The fourth mistake, Berliner asserted, was made when the president signed the Financial Institutions Restructuring, Reform and Enforcement Act (FIRREA) in 1989. "FIRREA was brought about by hands-off regulators and hands-on manipulators at hundreds of savings institutions who now have dumped over $350 billion of loans, mortgage securities and real estate into the laps of the Resolution Trust Corp., the Office of Thrift Supervision and the American taxpayer."

Finally, Berliner said, "We thought our region was recession-proof. We thought: 'They can't lay off the whole United States government and they're not going to move the capital back to Philadelphia.' We never figured that the Russians and Americans would kiss and make up and the defense, high-tech and consulting firms which serve them would be cut back. ... But banks and S&Ls continued to extend credit through 1989 as if the overbuilding, the noninflationary price structure, the tax reform act, FIRREA and the defense cutbacks weren't there."

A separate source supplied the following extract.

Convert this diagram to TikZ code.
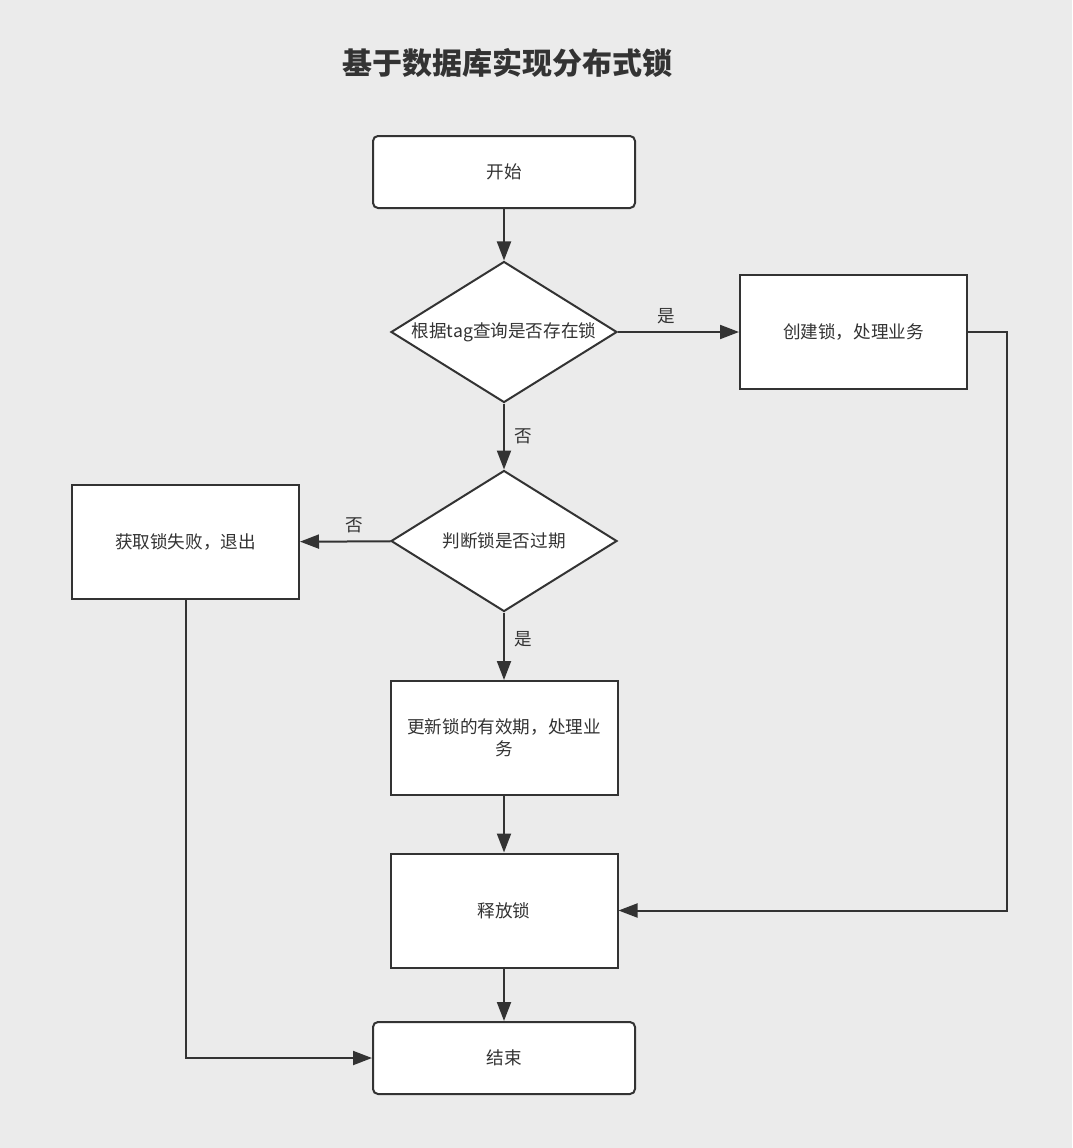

Berliner is absolutely correct when he says the roots of the problem are economic and regulatory but, as his reference to overbuilding and lending by banks and S&Ls implies, the main sources of the problem in this region go much deeper. Indeed, overbuilding and the "just say yes" policies of lenders combined to form the taproot of the region's economic woes.

The key to improvement in the commercial real estate sector -- and presumably related business areas -- is absorption, Berliner suggested. In the meantime, however, the financial services industry generally is in for more rough sailing, he added.

That's hardly a pleasant prospect, especially when added to Berliner's observation that "nobody is building because nobody is lending, and a number of builders are in workout {negotiations to repay loans} or in Chapter 11" bankruptcy.

It's going to take more than three months of good news and a rebound in consumer confidence to clean up the mess created locally by poor judgment and compounded by trends in the national economy.